The law of real property is old, and it traces its roots to 1066 A.D. when William of Normandy defeated King Harold at the Battle of Hastings and claimed all of England as his own.  William proclaimed himself King, confiscated all of the land held by the Saxon Nobles and redistributed it among his principal Norman barons.  The resulting property ownership pattern became known as the “Feudal Ladder” and remained in place until 1290 A.D. when the Statute Quia Emptores was passed eventually resulting in the system of freely alienable private property in use today.  That system utilizes chains of title that can get rather lengthy as time passes.  Longer chains of title require more extensive examination and more complex surveys and appraisals in connection with each transfer of the subject property.  As a result, many states have adopted a version of the Uniform Marketable Title Act (UMTA).  The basic idea of such a law is to codify a tradition that originated in New England of conducting title searches back not to the original creation of title, but for a reasonable period only.  The basic idea is that when a landowner has held title to the property for a long enough period of time, claims against that title that are older than the statutorily prescribed time are extinguished.  The law has been held constitutional on the grounds that the legislature, which has the power to pass recording statutes originally, can amend or alter those statutes and require recording or the filing of a notice of a claim to give notice of existing interests, and can extinguish claims of those who fail to re-record.  The Iowa version of the UMTA, known as the Iowa Marketable Record Title Act (MRTA), was involved in this case.

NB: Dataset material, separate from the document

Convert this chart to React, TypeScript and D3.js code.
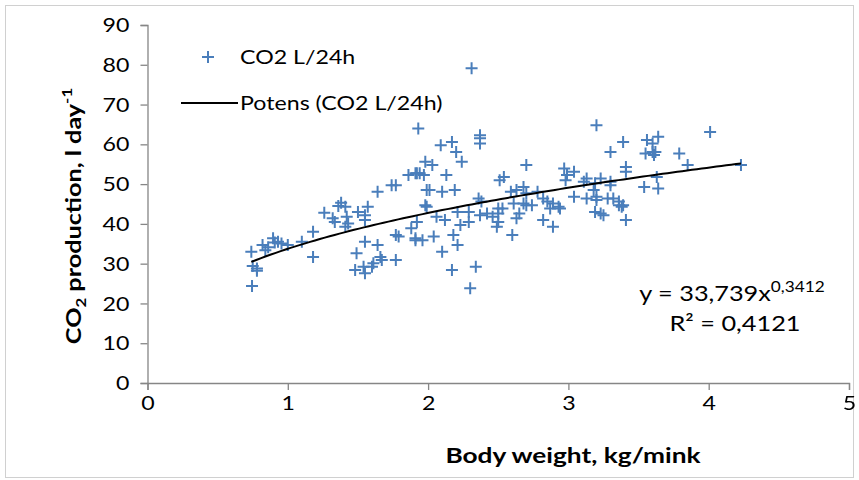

In dispute was ownership of the eastern half of a roadway that extended for 110 feet from a lake toward another road that ended before it got to the lake.  The disputed strip was included in the roadway established by the County in 1874, but was never used as a road.  In 1964, the defendant received via warranty deed a one-half interest in the disputed strip.  He wasn’t assessed property taxes on the strip, however, until 1998, but he did use the property and maintained it when necessary.  In 2006, the plaintiff filed a petition to quiet title to the disputed strip in itself.  The defendant claimed that the plaintiff’s suit was barred by the MRTA.  The trial court disagreed, determining that title to the property was in the plaintiff – the defendant’s chain of title said he took title to his property subject to a plat which denoted that the disputed strip had been dedicated to the plaintiff.  

The Iowa MRTA is known as the “forty-year act.”  Under its provisions, any person who has an unbroken chain of title to any interest in land for forty years or more is deemed to have marketable title to the land.  That establishes the date of the “root of title” and any interest in the property pre-dating the root is extinguished.  But, there are statutory exceptions.  One of those is for interests and title defects that the inherent in the “muniments of title.”  That’s a legal term for a document that proves ownership of an asset.  Examples include, a death certificate of a joint tenant which establishes ownership in a surviving joint tenant, deed covenants and restrictions, title deeds, a will or a court judgment, just to name a few.  A muniment of title need not be recorded to be valid, but it must carry title to the property and be a vital link in the chain of title. 

Here, there was no question that the defendant had a forty-year unbroken chain of title to the disputed strip, but was the plaintiff’s interest in the strip inherent in the muniments of title when the defendant got his deed to the property in 1964?  The plaintiff’s interest was clearly created before the defendant took title, but was the plat part of the chain of title as of 1964?  The appellate court said it wasn’t because a plat is not a deed, will or other type of document through which title to land passes.  In other words, a plat is not a muniment and, as such, could not be inherent in the title that the defendant received in 1964.  In addition, the appellate court noted that the defendant’s deed did not specifically mention the transaction that created the plaintiff’s interest.  As a result, the MRTA operated to extinguish the plaintiff’s title, and the trial court’s decision was reversed.  A person searching the defendant’s chain of title for the past 40 years would not find the necessary documents that the plaintiff relied on to claim that it had an interest in the property.  That’s the whole point of the land recordation system – notice.  City of Lake View v. Houston, et al., No. 8-873/07-2026, 2008 Iowa App. LEXIS 1300 (Dec. 31, 2008).